Subject: Variability in kernel performance due to cache conflicts?
To: None <tech-kern@netbsd.org>
From: Jonathan Stone <jonathan@DSG.Stanford.EDU>
List: tech-kern
Date: 03/15/1999 13:01:26
I've been carefully tuning microtime() to work well on pmaxes.  It was
to 8-9 microseconds between userland calls, as reported by `ntptime
-c'.  (For comparison, a 133MHz Pentium and a 200MHz PPro are around ~6 usecs)
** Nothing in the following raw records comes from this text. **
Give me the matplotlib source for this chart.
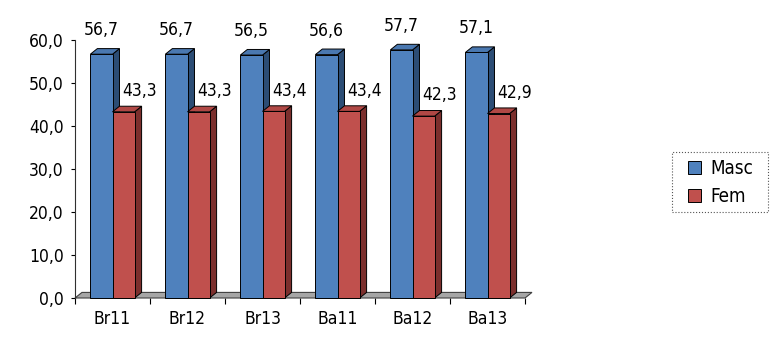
import matplotlib.pyplot as plt
from matplotlib.patches import Polygon, Rectangle
from matplotlib import font_manager

# ----------------------------------------------------------------------------------------------------------------------
# data

categories = ['Br11', 'Br12', 'Br13', 'Ba11', 'Ba12', 'Ba13']
masc = [56.7, 56.7, 56.5, 56.6, 57.7, 57.1]
fem = [43.3, 43.3, 43.4, 43.4, 42.3, 42.9]
yticks = [0, 10, 20, 30, 40, 50, 60]

# ----------------------------------------------------------------------------------------------------------------------
# font: a narrow sans if one is around

fonts = font_manager.fontManager.ttflist
names = {f.name for f in fonts}
stretch = 'normal'
if 'Liberation Sans Narrow' in names:
    font, size = 'Liberation Sans Narrow', 13.5
elif any(f.name == 'DejaVu Sans' and f.stretch == 'condensed' for f in fonts):
    font, size, stretch = 'DejaVu Sans', 12.5, 'condensed'
else:
    font, size = 'Liberation Sans', 12.5
plt.rcParams['font.family'] = [font, 'DejaVu Sans']
plt.rcParams['font.stretch'] = stretch

# ----------------------------------------------------------------------------------------------------------------------
# 3d-ish bar helper

dx, dy = 0.093, 1.3
bw = 0.295


def bar3d(ax, x0, h, front, side, top):
    ax.add_patch(Polygon([(x0 + bw, 0), (x0 + bw + dx, dy), (x0 + bw + dx, h + dy), (x0 + bw, h)],
                         facecolor=side, edgecolor='black', linewidth=0.7, zorder=3, clip_on=False))
    ax.add_patch(Polygon([(x0, h), (x0 + dx, h + dy), (x0 + bw + dx, h + dy), (x0 + bw, h)],
                         facecolor=top, edgecolor='black', linewidth=0.7, zorder=3, clip_on=False))
    ax.add_patch(Polygon([(x0, 0), (x0, h), (x0 + bw, h), (x0 + bw, 0)],
                         facecolor=front, edgecolor='black', linewidth=0.7, zorder=3, clip_on=False))


fig = plt.figure(figsize=(7.7, 3.38), dpi=100)
ax = fig.add_axes([75 / 770, 1 - 298 / 338, 450 / 770, 258 / 338])

# floor
ax.add_patch(Polygon([(0, 0), (6, 0), (6 + dx, dy), (dx, dy)], facecolor='#a6a6a6',
                     edgecolor='#404040', linewidth=0.8, zorder=2, clip_on=False))

for i in range(len(categories)):
    c = i + 0.5
    bar3d(ax, c - bw, masc[i], '#4f81bd', '#2c4d75', '#4a78b0')
    bar3d(ax, c, fem[i], '#c0504d', '#7b2f2d', '#b04845')
    ax.text(c - bw / 2, masc[i] + 5.6, f'{masc[i]:.1f}'.replace('.', ','), ha='center', va='center', fontsize=size)
    ax.text(c + bw / 2 + 0.21, fem[i] + 4.8, f'{fem[i]:.1f}'.replace('.', ','), ha='center', va='center', fontsize=size)

ax.set_xlim(0, 6)
ax.set_ylim(0, 60)
for s in ['top', 'right', 'bottom']:
    ax.spines[s].set_visible(False)
ax.spines['left'].set_linewidth(0.8)
ax.spines['left'].set_color('#303030')

ax.set_yticks(yticks)
ax.set_yticklabels([f'{v:.1f}'.replace('.', ',') for v in yticks], fontsize=size)
ax.tick_params(axis='y', length=3, width=0.8, pad=5)

ax.set_xticks(range(7))
ax.set_xticklabels([])
ax.tick_params(axis='x', which='major', length=4, width=0.8, direction='out')
ax.set_xticks([i + 0.5 for i in range(6)], minor=True)
ax.set_xticklabels(categories, minor=True, fontsize=size)
ax.tick_params(axis='x', which='minor', length=0, pad=9)

# legend: dotted box drawn separately, entries without a frame
fig.patches.append(Rectangle((672 / 770, 1 - 212 / 338), 96 / 770, 60 / 338, transform=fig.transFigure,
                             facecolor='white', edgecolor='#555555', linestyle=':', linewidth=0.8))
handles = [Polygon([(0, 0)], facecolor='#4f81bd', edgecolor='black', linewidth=0.7),
           Polygon([(0, 0)], facecolor='#c0504d', edgecolor='black', linewidth=0.7)]
leg = fig.legend(handles, ['Masc', 'Fem'], loc='upper left', bbox_to_anchor=(684 / 770, 1 - 155 / 338),
                 fontsize=size + 1, frameon=False, handlelength=0.7, handleheight=0.7,
                 handletextpad=0.5, borderpad=0.2, labelspacing=0.5, borderaxespad=0)

fig.savefig('out.png', dpi=100)
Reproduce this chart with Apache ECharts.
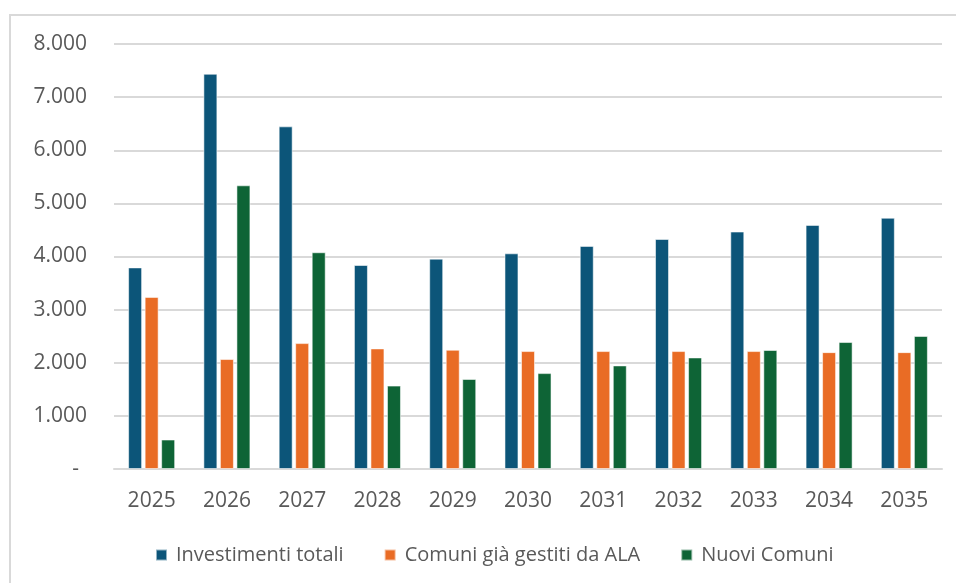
<!DOCTYPE html>
<html>
<head>
<meta charset="utf-8">
<script src="https://cdn.jsdelivr.net/npm/echarts@6/dist/echarts.min.js"></script>
<style>
html,body{margin:0;padding:0;background:#fff;}
#chart{width:956px;height:583px;}
</style>
</head>
<body>
<div id="chart"></div>
<script>
const categories = ['2025','2026','2027','2028','2029','2030','2031','2032','2033','2034','2035'];
const investimentiTotali = [3795, 7440, 6450, 3840, 3960, 4060, 4200, 4330, 4470, 4595, 4730];
const comuniGiaGestiti = [3240, 2070, 2370, 2270, 2245, 2220, 2220, 2220, 2220, 2200, 2200];
const nuoviComuni = [555, 5340, 4080, 1570, 1695, 1805, 1950, 2100, 2240, 2390, 2505];
const yTicks = [0, 1000, 2000, 3000, 4000, 5000, 6000, 7000, 8000];
const seriesNames = ['Investimenti totali', 'Comuni già gestiti da ALA', 'Nuovi Comuni'];

const FONT = 'Open Sans';
const TXT = '#595959';
const chart = echarts.init(document.getElementById('chart'), null, {renderer: 'canvas'});

function fmt(v) {
  if (v === 0) return '{z|-}';
  return String(v).replace(/\B(?=(\d{3})+(?!\d))/g, '.');
}

const barStyle = (c) => ({color: c, borderColor: 'rgba(255,255,255,0.55)', borderWidth: 1});

chart.setOption({
  animation: false,
  backgroundColor: '#ffffff',
  graphic: [{
    type: 'rect',
    shape: {x: 10, y: 15, width: 1200, height: 1200},
    style: {fill: 'none', stroke: '#d9d9d9', lineWidth: 2},
    silent: true
  }],
  grid: {left: 114, right: 14, top: 44, bottom: 114, containLabel: false},
  legend: {
    left: 155,
    top: 545,
    padding: 0,
    itemWidth: 11,
    itemHeight: 11,
    itemGap: 40,
    icon: 'rect',
    data: seriesNames,
    textStyle: {fontFamily: FONT, fontSize: 20, color: TXT, padding: [0, 0, 0, 4]}
  },
  xAxis: {
    type: 'category',
    data: categories,
    axisLine: {show: true, lineStyle: {color: '#d9d9d9', width: 2}},
    axisTick: {show: false},
    axisLabel: {fontFamily: FONT, fontSize: 21, color: TXT, margin: 22}
  },
  yAxis: {
    type: 'value',
    min: yTicks[0],
    max: yTicks[yTicks.length - 1],
    interval: 1000,
    axisLine: {show: false},
    axisTick: {show: false},
    splitLine: {lineStyle: {color: '#d9d9d9', width: 2}},
    axisLabel: {
      fontFamily: FONT, fontSize: 21, color: TXT, margin: 27, formatter: fmt,
      rich: {z: {fontFamily: FONT, fontSize: 21, color: TXT, padding: [0, 8, 0, 0]}}
    }
  },
  series: [
    {name: seriesNames[0], type: 'bar', data: investimentiTotali, barWidth: 14, barGap: '18%', itemStyle: barStyle('#0c5579')},
    {name: seriesNames[1], type: 'bar', data: comuniGiaGestiti, barWidth: 14, barGap: '18%', itemStyle: barStyle('#e96c25')},
    {name: seriesNames[2], type: 'bar', data: nuoviComuni, barWidth: 14, barGap: '18%', itemStyle: barStyle('#0e6436')}
  ]
});
</script>
</body>
</html>
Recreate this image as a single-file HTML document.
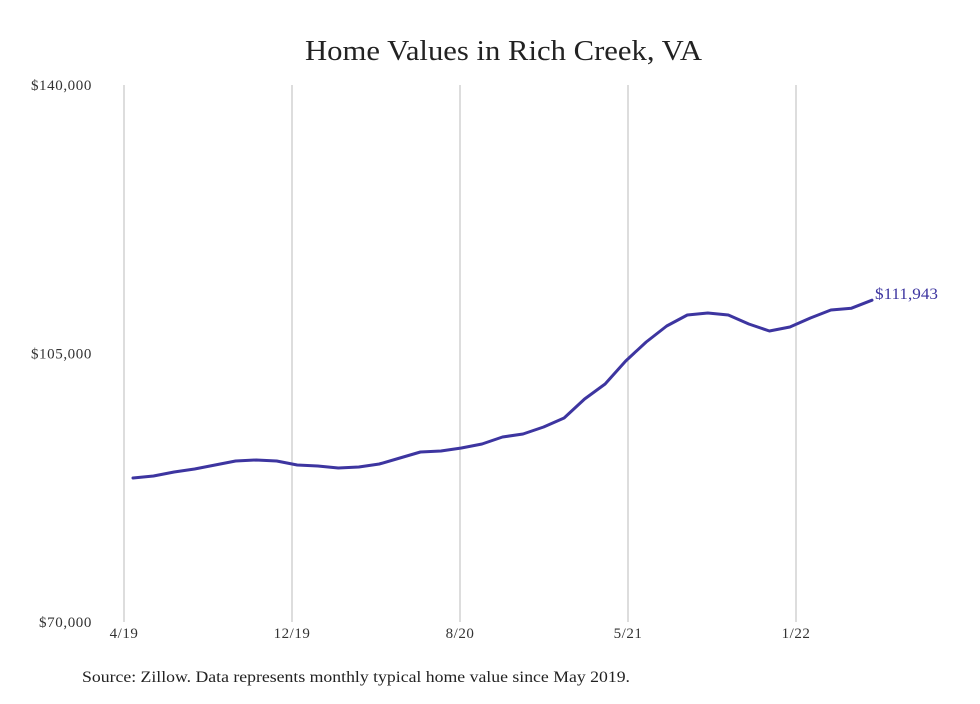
<!DOCTYPE html>
<html><head><meta charset="utf-8"><style>
body{margin:0;background:#fff;width:980px;height:699px;overflow:hidden;font-family:"Liberation Serif",serif;}
</style></head><body>
<svg width="980" height="699">
<text x="305" y="60" textLength="397" lengthAdjust="spacingAndGlyphs" font-size="29" fill="#222">Home Values in Rich Creek, VA</text>
<g id="grid"></g>
<g id="yax"></g>
<g id="xax"></g>
<path id="line" fill="none" stroke="#3d35a0" stroke-width="3" stroke-linejoin="round" stroke-linecap="round"/>
<text id="endlabel" font-size="16" textLength="63" lengthAdjust="spacingAndGlyphs" fill="#3d35a0"></text>
<text x="82" y="682" font-size="16" textLength="548" lengthAdjust="spacingAndGlyphs" fill="#222">Source: Zillow. Data represents monthly typical home value since May 2019.</text>
</svg>
<script>
const values=[88772,89033,89554,89945,90467,90988,91118,90988,90467,90336,90075,90206,90597,91379,92161,92292,92683,93204,94117,94508,95420,96593,99070,101026,104024,106501,108587,110020,110281,110020,108847,107935,108456,109629,110672,110900,111943];
const yTicks=[70000,105000,140000];
const yTickLabels=["$70,000","$105,000","$140,000"];
const xTickLabels=["4/19","12/19","8/20","5/21","1/22"];
const NS="http://www.w3.org/2000/svg";
const y0=622,y1=85,vmin=70000,vmax=140000;
const n=values.length;
const xs=i=>133+i*(872-133)/(n-1);
const ys=v=>y0-(v-vmin)/(vmax-vmin)*(y0-y1);
const grid=document.getElementById('grid'),yax=document.getElementById('yax'),xax=document.getElementById('xax');
yTicks.forEach((t,k)=>{
 const tx=document.createElementNS(NS,'text');
 
 
 tx.setAttribute('x',92);tx.setAttribute('y',ys(t)+5);tx.setAttribute('text-anchor','end');
 tx.setAttribute('font-size','15');tx.setAttribute('letter-spacing','0.6');tx.setAttribute('fill','#333');tx.textContent=yTickLabels[k];yax.appendChild(tx);
});
const gx=[124,292,460,628,796];
xTickLabels.forEach((l,k)=>{
 const ln=document.createElementNS(NS,'line');
 
 
 ln.setAttribute('x1',gx[k]);ln.setAttribute('x2',gx[k]);ln.setAttribute('y1',y1);ln.setAttribute('y2',y0);
 ln.setAttribute('stroke','#bbb');ln.setAttribute('stroke-width','1');grid.appendChild(ln);
 const tx=document.createElementNS(NS,'text');
 
 
 tx.setAttribute('x',gx[k]);tx.setAttribute('y',y0+16);tx.setAttribute('text-anchor','middle');
 tx.setAttribute('font-size','15');tx.setAttribute('letter-spacing','0.5');tx.setAttribute('fill','#333');tx.textContent=l;xax.appendChild(tx);
});
let d='';values.forEach((v,i)=>{d+=(i?'L':'M')+xs(i).toFixed(1)+','+ys(v).toFixed(1);});
document.getElementById('line').setAttribute('d',d);
const el=document.getElementById('endlabel');
el.setAttribute('x',xs(n-1)+3);el.setAttribute('y',ys(values[n-1])-1);
el.textContent='$'+values[n-1].toLocaleString('en-US');
</script>
</body></html>
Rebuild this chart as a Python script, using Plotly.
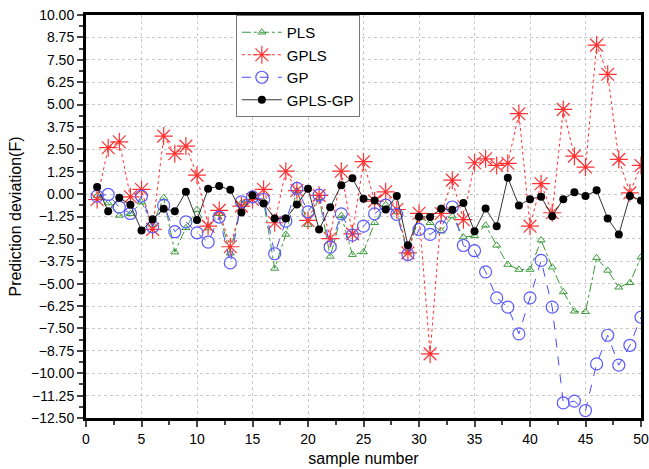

I reconfigure a new kernel with an added driver, reboot, and the 50MHz
r4000 ntp-gettime syscall latency has nearly doubled to 15-16 usecs.
As best I can tell, the _only_ siginficant difference between the 8us
and the 16us time is cache conflicts due to differing memory layout of
the kernel: changing memmove/memcpy and adding in audio drivers.

This may not sound like a lot, but to NTP time vultures, losing
a factor of 2 (one bit in advertised NTP precision) is just
Not Good Enough.

This is not new. I've documented similar but smaller effects going
back 2 or 3 years, due to adding or removing drivers; but moving some
crucial fragments (like the memcpy() code?) into libkern at the end of
the kernel (and thus more subject to movement with addition/removal of
kernel features) has increased the effect.


Has anyone else looked at micro-benchmarks like this and seen similar
effects due to cache-colouring and conflicts?  Any ideas on how to
address it inside our existing kernel build structure (short of, e.g.,
going back to hand-placing critical libkern functions inside locore)?